The Delcath system is a device that isolates the liver from the body's blood supply, allowing doctors to flood the organ with high doses of the approved chemotherapy drug melphalan. Delcath is seeking approval for the system as a treatment for skin cancer patients who have tumors that spread to the liver.
Delcath CEO Eamonn Hobbs, in an interview, said FDA "didn't like" the manner in which the company characterized the safety of melphalan as used with the company's chemosaturation system."The safety question was the linchpin behind the refuse-to-file letter," said Hobbs. "FDA decided it wanted to see our melphalan safety data stand on its own," he added.
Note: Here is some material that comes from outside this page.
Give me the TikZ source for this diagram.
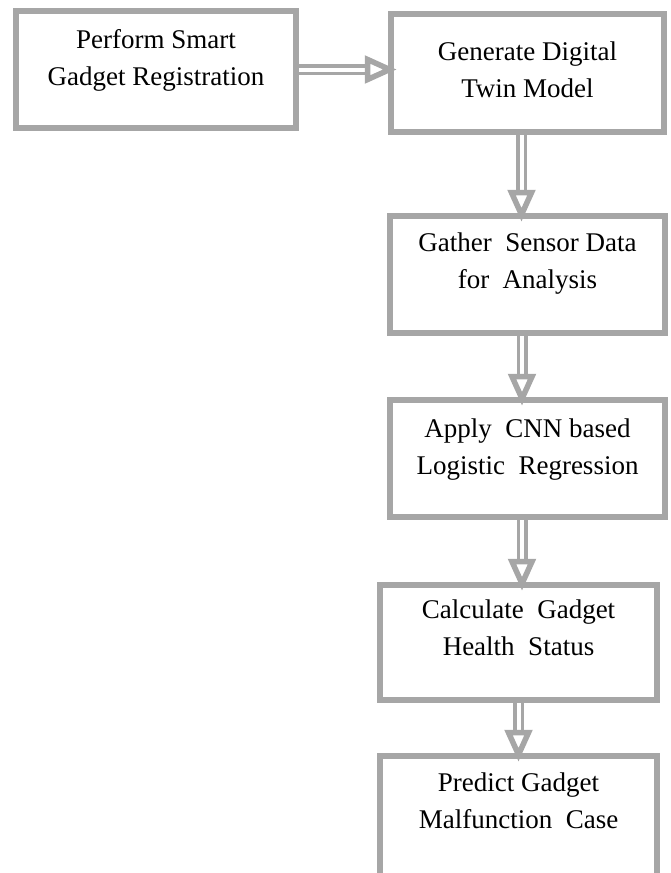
\documentclass[tikz,border=0pt]{standalone}
\usepackage{fontspec}
\setmainfont{Liberation Serif}
\usetikzlibrary{arrows.meta}
\colorlet{boxgray}{black!35}
\tikzset{
  stagebox/.style={draw=boxgray, line width=6.5pt, rectangle, inner sep=0pt},
  stagetext/.style={align=center, inner sep=0pt, anchor=base, font=\fontsize{27}{37}\selectfont},
  flow/.style={draw=boxgray, line width=3.5pt, double=white, double distance=4pt,
    -{Triangle[open, length=32pt, width=27pt, line width=5.5pt]}, shorten >=-9pt}
}
% #1 name, #2 #3 #4 #5 corners, #6 first baseline, #7 text
\newcommand{\stage}[7]{\node[stagebox, minimum width={#4-#2}, minimum height={#5-#3}] (#1) at ({(#2+#4)/2},{(#3+#5)/2}) {}; \node[stagetext] (#1t) at ({(#2+#4)/2},{#6+37}) {#7};}

\begin{document}
\begin{tikzpicture}[x=1pt, y=-1pt]
        \useasboundingbox (0,0) rectangle (671,873);
        \clip (0,0) rectangle (671,873);
        % top row
        \stage{reg}{16}{11}{296}{128}{48}{Perform Smart\\Gadget Registration}
        \stage{twin}{391}{14}{664}{132}{60}{Generate Digital\\Twin Model}
        % column
        \stage{gather}{390}{216}{665}{333}{251}{Gather\ \ Sensor Data\\for\ \ Analysis}
        \stage{cnn}{390}{400}{665}{517}{437}{Apply\ \ CNN based\\Logistic\ \ Regression}
        \stage{health}{380}{585}{657}{700}{618}{Calculate\ \ Gadget\\Health\ \ Status}
        \stage{fault}{380}{756}{657}{885}{791}{Predict Gadget\\Malfunction\ \ Case}
        % arrows
        \draw[flow] (reg.east) -- (reg.east -| twin.west);
        \draw[flow] ([xshift=-6pt]twin.south) -- ([xshift=-6pt]twin.south |- gather.north);
        \draw[flow] ([xshift=-5.5pt]gather.south) -- ([xshift=-5.5pt]gather.south |- cnn.north);
        \draw[flow] ([xshift=-5.5pt]cnn.south) -- ([xshift=-5.5pt]cnn.south |- health.north);
        \draw[flow] (health.south) -- (fault.north);
    \end{tikzpicture}
\end{document}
Melphalan is an old, FDA-approved chemotherapy drug used primarily today to treat multiple myeloma. Delcath filed for approval of its chemosaturation system using a regulatory shortcut known as a 505(b)(2) application, which allows the company to seek approval for a potential new use for melphalan by relying in part on the FDA's existing safety and efficacy findings for melphalan. A 505(b)(2) application can save companies time and money when they're trying to gain approval for new formulations or uses of older, already approved drugs. The strategy can backfire, however, if FDA concludes that the existing safety and efficacy data is insufficient to assuage concerns raised by the drug's new intended use. Hobbs said FDA, in its refuse-to-file letter, did not give any indication that it disagreed with Delcath's decision to seek approval for the chemosaturation system using the 505(b)(2) shortcut. The FDA also, in its refuse-to-file letter, did not ask Delcath to conduct additional clinical trials, he added. However, FDA did request additional safety data related to melphalan and the Delcath system, which the company intends to collect and submit to the agency no later than September, Hobbs said. These updated data will come from a longer follow up of the phase III study of melanoma patients with liver metastases treated with Delcath's chemosaturation system.